Para descubrir el resto del iceberg hace falta sensibilidad social, pero también redes de apoyo ante la soledad y desamparo que sienten las personas abusadas. Para Varona, «la ausencia de asociaciones de víctimas en España llama la atención», a diferencia de otros países, especialmente los anglosajones, en los que se han organizado formando redes de presión como Broken Rites o el Survivor Advisory Panel (SAP), entidad formada por víctimas de la Comisión Nacional Católica para la protección de Inglaterra y Gales que, el pasado fin de semana, tuvo un encuentro en el Vaticano con el Papa con el objetivo de «ayudar al a Comisión Pontificia para la Protección de Menores a desarrollar vías para integrar a las víctimas en la vida y el ministerio de la Iglesia».

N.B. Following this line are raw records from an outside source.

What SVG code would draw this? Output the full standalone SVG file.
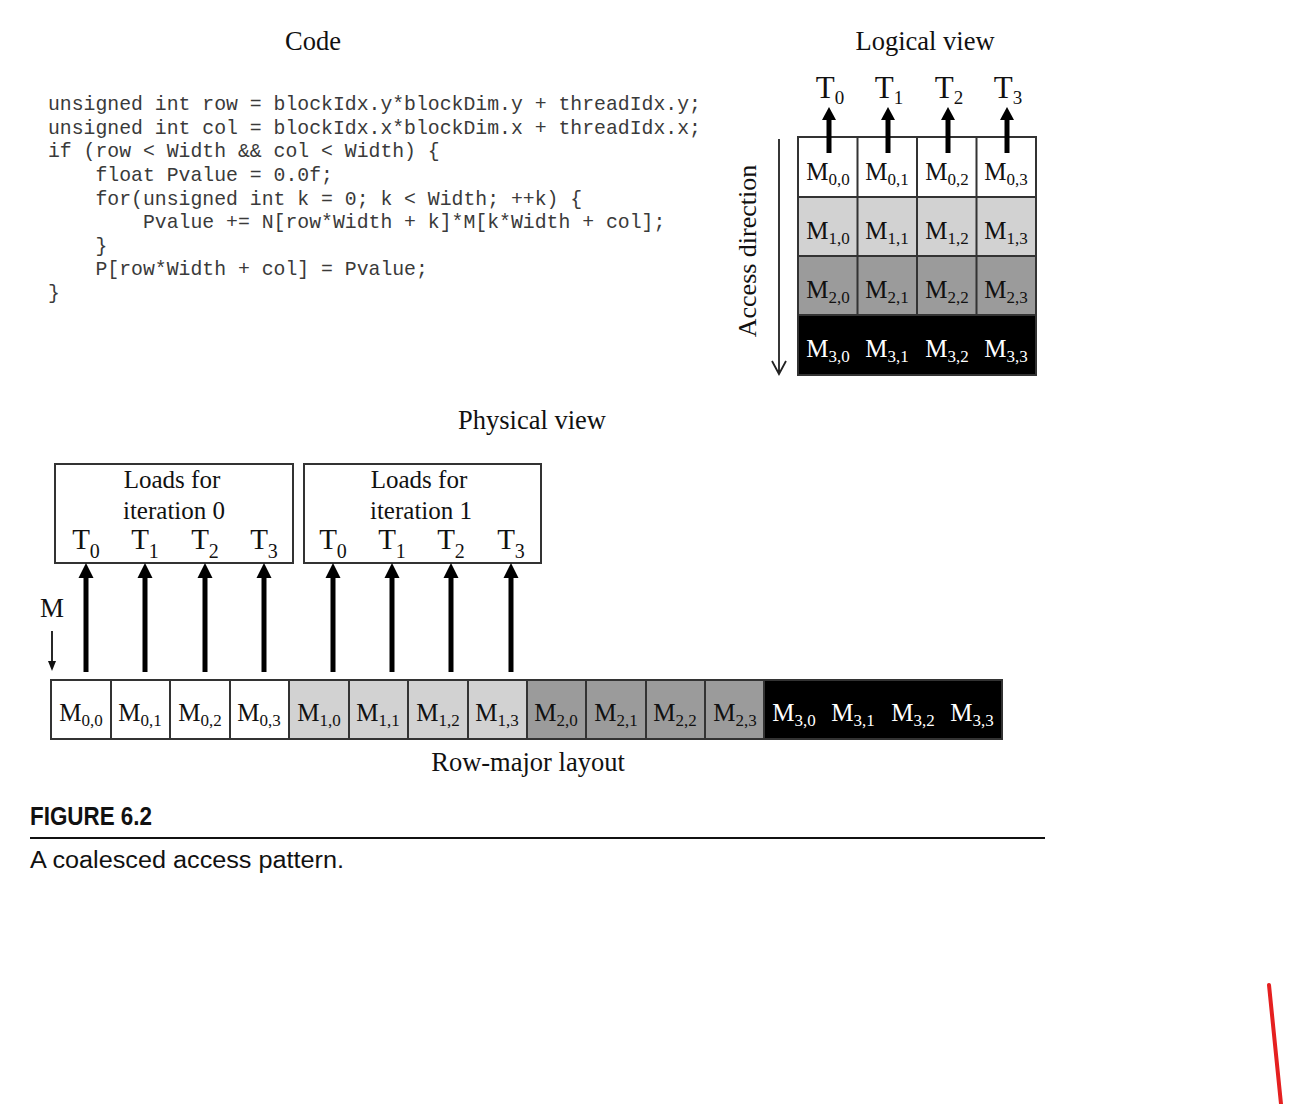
<svg xmlns="http://www.w3.org/2000/svg" width="1315" height="1104" viewBox="0 0 1315 1104">
<style>
.t{font-family:"Liberation Serif","Times New Roman",serif;fill:#111}
.title{font-size:26.5px;text-anchor:middle}
.code{font-family:"Liberation Mono","Courier New",monospace;font-size:19.8px;fill:#3a3a3a;white-space:pre}
.cell{font-family:"Liberation Serif","Times New Roman",serif;font-size:25px;text-anchor:middle;fill:#111}
.w{fill:#fff}
.tl{font-family:"Liberation Serif","Times New Roman",serif;font-size:31px;text-anchor:middle;fill:#111}
.tp{font-family:"Liberation Serif","Times New Roman",serif;font-size:29px;text-anchor:middle;fill:#111}
.grid{stroke:#333;stroke-width:2;fill:none}
.arr{stroke:#000;stroke-width:5;fill:none}
.ah{fill:#000}
.cap{font-family:"Liberation Sans Narrow","Liberation Sans",Arial,sans-serif;fill:#111}
</style>
<rect width="1315" height="1104" fill="#fff"/>

<g id="code">
<text class="t title" x="313" y="50">Code</text>
<text class="code" x="48" y="110">unsigned int row = blockIdx.y*blockDim.y + threadIdx.y;</text>
<text class="code" x="48" y="134">unsigned int col = blockIdx.x*blockDim.x + threadIdx.x;</text>
<text class="code" x="48" y="157">if (row &lt; Width &amp;&amp; col &lt; Width) {</text>
<text class="code" x="48" y="181">    float Pvalue = 0.0f;</text>
<text class="code" x="48" y="205">    for(unsigned int k = 0; k &lt; Width; ++k) {</text>
<text class="code" x="48" y="228">        Pvalue += N[row*Width + k]*M[k*Width + col];</text>
<text class="code" x="48" y="252">    }</text>
<text class="code" x="48" y="275">    P[row*Width + col] = Pvalue;</text>
<text class="code" x="48" y="299">}</text>
</g>

<g id="logical-view">
<text class="t title" x="925" y="50">Logical view</text>
<rect x="798" y="137" width="238" height="60" fill="#fff"/>
<rect x="798" y="197" width="238" height="59" fill="#d2d2d2"/>
<rect x="798" y="256" width="238" height="59" fill="#9b9b9b"/>
<rect x="798" y="315" width="238" height="60" fill="#000"/>
<rect class="grid" x="798" y="137" width="238" height="238"/>
<path class="grid" d="M798,197H1036M798,256H1036M798,315H1036M857.5,137V315M917,137V315M976.5,137V315"/>
<g id="logical-cells">
<text class="cell" x="828" y="180">M<tspan font-size="17" dy="5">0,0</tspan></text>
<text class="cell" x="887" y="180">M<tspan font-size="17" dy="5">0,1</tspan></text>
<text class="cell" x="947" y="180">M<tspan font-size="17" dy="5">0,2</tspan></text>
<text class="cell" x="1006" y="180">M<tspan font-size="17" dy="5">0,3</tspan></text>
<text class="cell" x="828" y="239">M<tspan font-size="17" dy="5">1,0</tspan></text>
<text class="cell" x="887" y="239">M<tspan font-size="17" dy="5">1,1</tspan></text>
<text class="cell" x="947" y="239">M<tspan font-size="17" dy="5">1,2</tspan></text>
<text class="cell" x="1006" y="239">M<tspan font-size="17" dy="5">1,3</tspan></text>
<text class="cell" x="828" y="298">M<tspan font-size="17" dy="5">2,0</tspan></text>
<text class="cell" x="887" y="298">M<tspan font-size="17" dy="5">2,1</tspan></text>
<text class="cell" x="947" y="298">M<tspan font-size="17" dy="5">2,2</tspan></text>
<text class="cell" x="1006" y="298">M<tspan font-size="17" dy="5">2,3</tspan></text>
<text class="cell w" x="828" y="357">M<tspan font-size="17" dy="5">3,0</tspan></text>
<text class="cell w" x="887" y="357">M<tspan font-size="17" dy="5">3,1</tspan></text>
<text class="cell w" x="947" y="357">M<tspan font-size="17" dy="5">3,2</tspan></text>
<text class="cell w" x="1006" y="357">M<tspan font-size="17" dy="5">3,3</tspan></text>
</g>
<text class="tl" x="830" y="98">T<tspan font-size="19" dy="6">0</tspan></text>
<text class="tl" x="889" y="98">T<tspan font-size="19" dy="6">1</tspan></text>
<text class="tl" x="949" y="98">T<tspan font-size="19" dy="6">2</tspan></text>
<text class="tl" x="1008" y="98">T<tspan font-size="19" dy="6">3</tspan></text>
<text class="t" font-size="26" text-anchor="middle" transform="translate(756,251) rotate(-90)">Access direction</text>
</g>

<g id="physical-view">
<text class="t title" x="532" y="429">Physical view</text>
<g id="box-iter0">
<rect class="grid" x="55" y="464" width="238" height="99" fill="#fff"/>
<text class="t" font-size="25" text-anchor="middle" x="172" y="488">Loads for</text>
<text class="t" font-size="25" text-anchor="middle" x="174" y="519">iteration 0</text>
<text class="tp" x="86" y="549">T<tspan font-size="20" dy="9">0</tspan></text>
<text class="tp" x="145" y="549">T<tspan font-size="20" dy="9">1</tspan></text>
<text class="tp" x="205" y="549">T<tspan font-size="20" dy="9">2</tspan></text>
<text class="tp" x="264" y="549">T<tspan font-size="20" dy="9">3</tspan></text>
</g>
<g id="box-iter1">
<rect class="grid" x="304" y="464" width="237" height="99" fill="#fff"/>
<text class="t" font-size="25" text-anchor="middle" x="419" y="488">Loads for</text>
<text class="t" font-size="25" text-anchor="middle" x="421" y="519">iteration 1</text>
<text class="tp" x="333" y="549">T<tspan font-size="20" dy="9">0</tspan></text>
<text class="tp" x="392" y="549">T<tspan font-size="20" dy="9">1</tspan></text>
<text class="tp" x="451" y="549">T<tspan font-size="20" dy="9">2</tspan></text>
<text class="tp" x="511" y="549">T<tspan font-size="20" dy="9">3</tspan></text>
</g>
<text class="t" font-size="27" text-anchor="middle" x="52" y="617">M</text>
<g id="row-major">
<rect x="51" y="680" width="238" height="59" fill="#fff"/>
<rect x="289" y="680" width="238" height="59" fill="#d2d2d2"/>
<rect x="527" y="680" width="237" height="59" fill="#9b9b9b"/>
<rect x="764" y="680" width="238" height="59" fill="#000"/>
<rect class="grid" x="51" y="680" width="951" height="59"/>
<path class="grid" d="M111,680V739M170,680V739M230,680V739M289,680V739M349,680V739M408,680V739M468,680V739M527,680V739M586,680V739M646,680V739M705,680V739M764,680V739"/>
<text class="cell" x="81" y="721">M<tspan font-size="17" dy="5">0,0</tspan></text>
<text class="cell" x="140" y="721">M<tspan font-size="17" dy="5">0,1</tspan></text>
<text class="cell" x="200" y="721">M<tspan font-size="17" dy="5">0,2</tspan></text>
<text class="cell" x="259" y="721">M<tspan font-size="17" dy="5">0,3</tspan></text>
<text class="cell" x="319" y="721">M<tspan font-size="17" dy="5">1,0</tspan></text>
<text class="cell" x="378" y="721">M<tspan font-size="17" dy="5">1,1</tspan></text>
<text class="cell" x="438" y="721">M<tspan font-size="17" dy="5">1,2</tspan></text>
<text class="cell" x="497" y="721">M<tspan font-size="17" dy="5">1,3</tspan></text>
<text class="cell" x="556" y="721">M<tspan font-size="17" dy="5">2,0</tspan></text>
<text class="cell" x="616" y="721">M<tspan font-size="17" dy="5">2,1</tspan></text>
<text class="cell" x="675" y="721">M<tspan font-size="17" dy="5">2,2</tspan></text>
<text class="cell" x="735" y="721">M<tspan font-size="17" dy="5">2,3</tspan></text>
<text class="cell w" x="794" y="721">M<tspan font-size="17" dy="5">3,0</tspan></text>
<text class="cell w" x="853" y="721">M<tspan font-size="17" dy="5">3,1</tspan></text>
<text class="cell w" x="913" y="721">M<tspan font-size="17" dy="5">3,2</tspan></text>
<text class="cell w" x="972" y="721">M<tspan font-size="17" dy="5">3,3</tspan></text>
</g>
<text class="t" font-size="26.5" text-anchor="middle" x="528" y="771">Row-major layout</text>
</g>

<g id="connectors">
<g id="logical-arrows">
<line class="arr" x1="829" y1="153" x2="829" y2="118"/><path class="ah" d="M829,107L836,120H822Z"/>
<line class="arr" x1="888" y1="153" x2="888" y2="118"/><path class="ah" d="M888,107L895,120H881Z"/>
<line class="arr" x1="948" y1="153" x2="948" y2="118"/><path class="ah" d="M948,107L955,120H941Z"/>
<line class="arr" x1="1007" y1="153" x2="1007" y2="118"/><path class="ah" d="M1007,107L1014,120H1000Z"/>
</g>
<path d="M779,139V374M772,361L779,374L786,361" stroke="#222" stroke-width="1.8" fill="none"/>
<g id="physical-arrows">
<line class="arr" x1="86" y1="672" x2="86" y2="575"/><path class="ah" d="M86,563L93.5,578H78.5Z"/>
<line class="arr" x1="145" y1="672" x2="145" y2="575"/><path class="ah" d="M145,563L152.5,578H137.5Z"/>
<line class="arr" x1="205" y1="672" x2="205" y2="575"/><path class="ah" d="M205,563L212.5,578H197.5Z"/>
<line class="arr" x1="264" y1="672" x2="264" y2="575"/><path class="ah" d="M264,563L271.5,578H256.5Z"/>
<line class="arr" x1="333" y1="672" x2="333" y2="575"/><path class="ah" d="M333,563L340.5,578H325.5Z"/>
<line class="arr" x1="392" y1="672" x2="392" y2="575"/><path class="ah" d="M392,563L399.5,578H384.5Z"/>
<line class="arr" x1="451" y1="672" x2="451" y2="575"/><path class="ah" d="M451,563L458.5,578H443.5Z"/>
<line class="arr" x1="511" y1="672" x2="511" y2="575"/><path class="ah" d="M511,563L518.5,578H503.5Z"/>
</g>
<path d="M52,631V663" stroke="#111" stroke-width="1.8"/>
<path d="M48,661L52,671L56,661Z" fill="#111"/>
</g>

<g id="caption">
<text class="cap" font-size="25" font-weight="bold" x="30" y="825" textLength="122" lengthAdjust="spacingAndGlyphs">FIGURE 6.2</text>
<line x1="30" y1="838" x2="1045" y2="838" stroke="#111" stroke-width="2"/>
<text class="cap" font-size="23" x="30" y="868" textLength="314" lengthAdjust="spacingAndGlyphs">A coalesced access pattern.</text>
</g>
<line x1="1269" y1="985" x2="1281" y2="1104" stroke="#e52020" stroke-width="4" stroke-linecap="round"/>
</svg>
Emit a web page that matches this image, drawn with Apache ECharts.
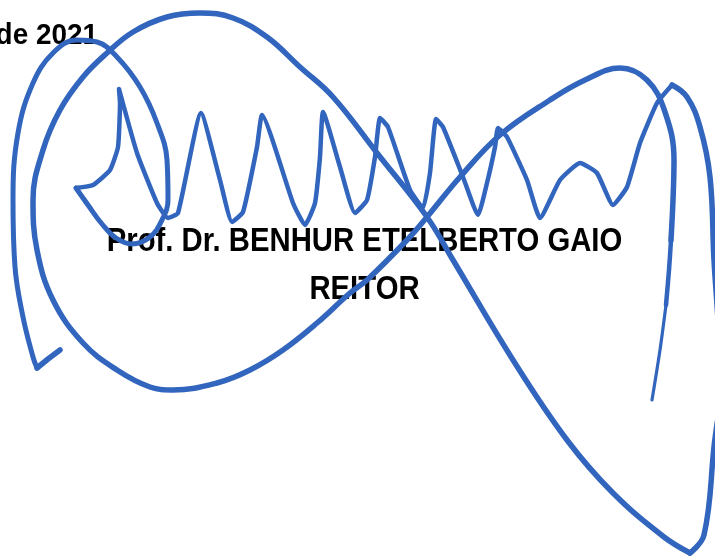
<!DOCTYPE html>
<html>
<head>
<meta charset="utf-8">
<script src="https://cdn.jsdelivr.net/npm/echarts@6/dist/echarts.min.js"></script>
<style>
html,body{margin:0;padding:0;background:#fff;}
#chart{width:715px;height:556px;}
</style>
</head>
<body>
<div id="chart"></div>
<script>
// Signature strokes (x, y in picture units; y grows downward)
var hookStroke = [[60,350],[48,359],[37,368]];
var loopStroke = [[37,368],[33,357],[23,317],[15,267],[13,200],[18,133],[33,83],[53,53],[77,40],[97,42],[117,57],[140,87],[157,123],[167,160],[168,200],[162,220],[150,237],[132,244],[116,238],[102,224],[88,205],[76,188]];
var zigzagStroke = [[76,188],[93,185],[110,170],[118,147],[120,103],[119,89],[137,153],[157,203],[168,218],[178,213],[201,113],[220,180],[232,222],[243,212],[257,147],[262,115],[293,203],[305,225],[315,203],[320,157],[323,112],[340,167],[355,213],[367,200],[375,157],[380,118],[388,127],[410,190],[423,208],[430,173],[436,119],[443,127],[463,177],[478,215],[487,183],[495,147],[498,128],[507,137],[527,180],[540,218],[560,180],[580,163],[597,173],[613,205],[627,187],[640,143],[657,103],[672,85]];
var rightStroke = [[672,85],[687,97],[700,127],[710,177],[714,260],[718,320],[721,380],[714,447],[704,535],[690,553]];
var bigLoopStroke = [[690,553],[664,537],[613,493],[567,440],[513,360],[453,260],[427,217],[377,153],[333,97],[300,67],[267,37],[233,18],[200,13],[167,17],[133,32],[107,53],[83,77],[60,110],[43,150],[33,200],[37,250],[53,300],[83,343],[117,370],[150,387],[173,390],[217,383],[250,370],[283,350],[317,323],[350,293],[367,280],[407,240],[427,217],[460,177],[500,135],[550,100],[585,80],[620,68],[647,80],[665,112],[674,160],[673,200],[671,240]];
var tailStroke1 = [[671,240],[669,270],[666,305]];
var tailStroke2 = [[666,305],[660,350],[652,400]];

var textLines = ['de 2021', 'Prof. Dr. BENHUR ETELBERTO GAIO', 'REITOR'];

var inkColor = '#3265bd';
var chart = echarts.init(document.getElementById('chart'), null, {renderer: 'canvas'});

function stroke(name, data, width, smooth) {
  return {
    name: name, type: 'line', data: data, smooth: smooth, symbol: 'none',
    clip: true, silent: true, animation: false, z: 5,
    lineStyle: {color: inkColor, width: width, cap: 'round', join: 'round'}
  };
}

var font = 'bold 33px "Liberation Sans", Arial, sans-serif';
chart.setOption({
  backgroundColor: '#ffffff',
  animation: false,
  grid: {left: 0, right: 0, top: 0, bottom: 0},
  xAxis: {type: 'value', min: 0, max: 715, show: false},
  yAxis: {type: 'value', min: 0, max: 556, inverse: true, show: false},
  graphic: [
    {type: 'text', x: 98, y: 36, scaleX: 0.93, z: 0,
     style: {text: textLines[0], font: 'bold 30px "Liberation Sans", Arial, sans-serif', fill: '#000', textAlign: 'right', textVerticalAlign: 'middle'}},
    {type: 'text', x: 364.5, y: 242, scaleX: 0.888, z: 0,
     style: {text: textLines[1], font: font, fill: '#000', textAlign: 'center', textVerticalAlign: 'middle'}},
    {type: 'text', x: 364.5, y: 290, scaleX: 0.888, z: 0,
     style: {text: textLines[2], font: font, fill: '#000', textAlign: 'center', textVerticalAlign: 'middle'}}
  ],
  series: [
    stroke('hook', hookStroke, 5.5, false),
    stroke('loop', loopStroke, 5, 0.4),
    stroke('zigzag', zigzagStroke, 4.5, 0.15),
    stroke('right', rightStroke, 5.5, 0.4),
    stroke('bigLoop', bigLoopStroke, 5.5, 0.4),
    stroke('tail1', tailStroke1, 4.5, 0.3),
    stroke('tail2', tailStroke2, 3.2, 0.3)
  ]
});
</script>
</body>
</html>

No han faltado intentos de asociacionismo español. A raíz de un caso de abusos denunciado en una parroquia madrileña, «un grupo de cristianos de base encabezados por el hoy concejal del Ayuntamiento de Madrid Carlos Sánchez Mato formó el colectivo Iglesia sin Abusos, actualmente inoperativo», revela Cortés en el volumen. También inoperativa está AVASIC, fundada por Javier Ledesma, «un antiguo monitor de campamentos salmantino que sufrió abusos durante diez años a manos de su párroco». Ledesma cuenta que «ha tenido innumerables problemas para obtener el reconocimiento legal de la asociación», y comenta que «el Ministerio del Interior le ha rechazado en varias ocasiones inscribir los estatutos para dotar a la asociación de personalidad jurídica, algo que no le había pasado antes», acostumbrado a este tipo de trámites dada su experiencia en el mundo del asociacionismo juvenil. Las asociaciones, añade Varona, «son necesarias para sensibilizar acerca de cuáles son las necesidades de las víctimas». Según Cortés, autor del volumen, varias víctimas, entre ellas algunas de La Bañeza, están dando los primeros pasos para poner en marcha una red de apoyo.